Besides, when you’re talking about the real cost of borrowing, you can't just look at the nominal interest rate — the sticker price, if you will. Instead, you have to factor in the future spending power of the money you’re borrowing.
In normal circumstances, the spending power of cash is gradually eroded by inflation. So if you’re paying 4 percent interest on a loan when inflation is running at 2 percent, your true borrowing cost is only 2 percent — because you’re paying off the debt with money that has lost 2 percent of its spending power.

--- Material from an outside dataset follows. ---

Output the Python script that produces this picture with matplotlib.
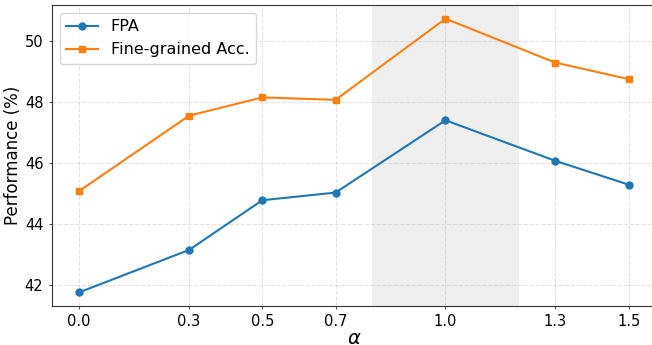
import matplotlib as mpl
mpl.use('Agg')
import matplotlib.pyplot as plt

alphas = [0.0, 0.3, 0.5, 0.7, 1.0, 1.3, 1.5]
fpa = [41.77, 43.16, 44.79, 45.04, 47.41, 46.08, 45.30]
fine_acc = [45.09, 47.56, 48.16, 48.08, 50.74, 49.30, 48.76]
x_tick_labels = ['0.0', '0.3', '0.5', '0.7', '1.0', '1.3', '1.5']
y_ticks = [42, 44, 46, 48, 50]
span_lo, span_hi = 0.8, 1.2

fig = plt.figure(figsize=(6.52, 3.45), dpi=100)
ax = fig.add_axes([0.0793, 0.113, 0.927, 0.8725])

ax.axvspan(span_lo, span_hi, color='lightgray', alpha=0.35, lw=0, zorder=0)
ax.plot(alphas, fpa, marker='o', markersize=5, lw=1.5, color='#1f77b4', label='FPA')
ax.plot(alphas, fine_acc, marker='s', markersize=5, lw=1.5, color='#ff7f0e',
        label='Fine-grained Acc.')

ax.set_xticks(alphas)
ax.set_xticklabels(x_tick_labels)
ax.set_yticks(y_ticks)
ax.tick_params(labelsize=10.5, length=2.5, pad=3.5, color='#555555')
for side in ['left', 'bottom', 'top']:
    ax.spines[side].set_color('#333333')
ax.grid(True, linestyle='--', alpha=0.35)
ax.set_xlabel(r'$\alpha$', fontsize=14, labelpad=0)
ax.set_ylabel('Performance (%)', fontsize=12, labelpad=2)
ax.legend(loc='upper left', fontsize=11.5)

fig.savefig('out.png', dpi=100)
plt.close(fig)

Last year, when inflation was running at 4 percent, and the Fed targeted short-term rates at 5.25 percent, that meant the real cost of short-term borrowing for banks was about 1.25 percent. Since then, the Fed has been cutting rates and, more recently, inflation has been coming down. That means the normal impact of rate cuts — spurring lending and getting the economy growing — has been less pronounced.

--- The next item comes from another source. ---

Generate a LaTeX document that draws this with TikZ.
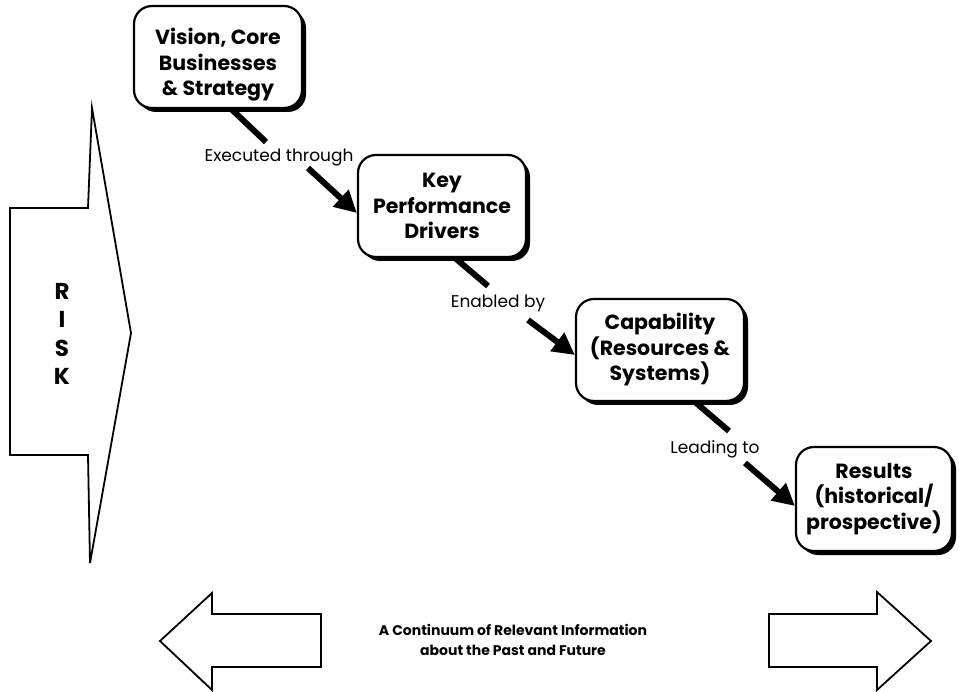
\documentclass[tikz,border=0pt]{standalone}
\usepackage{fontspec}
\setmainfont{Poppins}
\usetikzlibrary{arrows.meta,shadows}
\begin{document}
\begin{tikzpicture}[x=1pt,y=-1pt,
  box/.style={draw, line width=2.2pt, rounded corners=18pt, fill=white,
    minimum width=168pt, minimum height=102pt, align=center, inner sep=0pt,
    font=\bfseries\fontsize{20.5}{25.5}\selectfont,
    drop shadow={shadow xshift=4pt, shadow yshift=-4pt, fill=black, opacity=1}},
  conn/.style={line width=6pt},
  arr/.style={line width=6pt, -{Triangle[length=22pt,width=22pt]}},
  lab/.style={font=\fontsize{17}{20}\selectfont, inner sep=0pt},
  bigarrow/.style={draw, line width=1.8pt, fill=white, line join=miter}]
\useasboundingbox (0,0) rectangle (959,692);

% RISK arrow
\draw[bigarrow] (10,208) -- (88,208) -- (92,108) -- (131,333) -- (90,563) -- (88,455) -- (10,455) -- cycle;
\node[align=center, font=\bfseries\fontsize{23}{28.5}\selectfont, inner sep=0pt] (risk) at (62,334) {R\\I\\S\\K};

% connectors (drawn under the boxes)
\coordinate (l1s) at (226,104);
\coordinate (l1e) at (266,142);
\coordinate (a1s) at (308,168);
\coordinate (l2s) at (448,252);
\coordinate (l2e) at (488,286);
\coordinate (a2s) at (528,320);
\coordinate (l3s) at (688,396);
\coordinate (l3e) at (729,431);
\coordinate (a3s) at (745,463);

\draw[conn] (l1s) -- (l1e);
\draw[conn] (l2s) -- (l2e);
\draw[conn] (l3s) -- (l3e);

% boxes
\node[box] (vision) at (218,57) {\raisebox{-8pt}[\height][\depth]{\begin{tabular}{@{}c@{}}Vision, Core\\Businesses\\\& Strategy\end{tabular}}};
\node[box] (kpd) at (442,206) {Key\\Performance\\Drivers};
\node[box] (cap) at (660,350) {Capability\\(Resources \&\\Systems)};
\node[box, minimum width=156pt, minimum height=104pt] (res) at (874,499) {Results\\(historical/\\prospective)};

% labels
\node[lab] (lab1) at (279,158) {Executed through};
\node[lab] (lab2) at (498,303) {Enabled by};
\node[lab] (lab3) at (715,449) {Leading to};

% arrows
\draw[arr] (a1s) -- ([yshift=-7pt]kpd.west);
\draw[arr] (a2s) -- ([yshift=-5pt]cap.west);
\draw[arr] (a3s) -- ([yshift=-7pt]res.west);

% bottom arrows
\draw[bigarrow] (160,641) -- (212,593) -- (212,614) -- (321,614) -- (321,667) -- (212,667) -- (212,690) -- cycle;
\draw[bigarrow] (769,614) -- (877,614) -- (877,592) -- (931,641) -- (877,690) -- (877,667) -- (769,667) -- cycle;
\node[align=center, font=\bfseries\fontsize{14}{20}\selectfont, inner sep=0pt] (cont) at (513,640)
  {A Continuum of Relevant Information\\about the Past and Future};
\end{tikzpicture}
\end{document}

Q: But the government reported Tuesday that prices actually fell in November. What effect does that have on rates?
It means that it'll still cost you something to borrow, even if the sticker price of short-term borrowing fall to to zero. That's what happens when inflation — a steady rise in prices — turns to deflation and prices keep falling.
With the threat of inflation gone for the moment, the Fed is now worried that deflation may take hold. Deflation turns everything upside down; instead of losing spending power, your money is worth more as prices fall. If that keeps up, people postpone purchases to get a better price; companies sell less stuff and have to cut production and lay off workers, those workers can’t buy stuff, and the cycle continues.
It also makes it more expensive to borrow because you’re paying back your debt with dollars that are worth more than they were when you borrowed them. If prices continue falling at 1.7 percent — and interest rates are at zero — the true cost of borrowing is 1.7 percent. That works against the Fed’s efforts to make borrowing cheaper and get the economy moving again.
Q: So if it can’t cut rates below zero, what does the Fed do now?
It shifts gears. Plan B involves flooding the economy with trillions of dollars in cash, which the Fed began doing in September. Through a variety of special “facilities” the Fed has been buying up debt that no one else wants to buy. It’s already bought more than $1 trillion worth and says it plans to buy more.
This is called “quantitative easing.” It means the Fed makes money easier to get by providing it in vast quantities. The hope is that now that battered banks have been pulling back from the aggressive lending that got us into this mess, all this money sloshing around in the system will find its way into the hands of businesses and consumers that are having trouble getting loans.
Q: Is this going to work?
The honest answer: No one knows. The last time anything like this was tried, Japan’s central bank cut its short-term target rate to zero for five years — from 2001 to 2006 — to fight a nasty bout of deflation that was touched off in the 1990s by a collapse in real estate prices.
The prolonged recession in Japan has been called the Lost Decade. Most economists believe the Fed’s aggressive policy to flood the U.S. economy with money will help get the economy back on track by sometime next year. There’s a significant lag effect in any Fed move.
But we won’t know for some time whether the zero interest rate policy — combined with quantitative easing — will be enough to do the trick.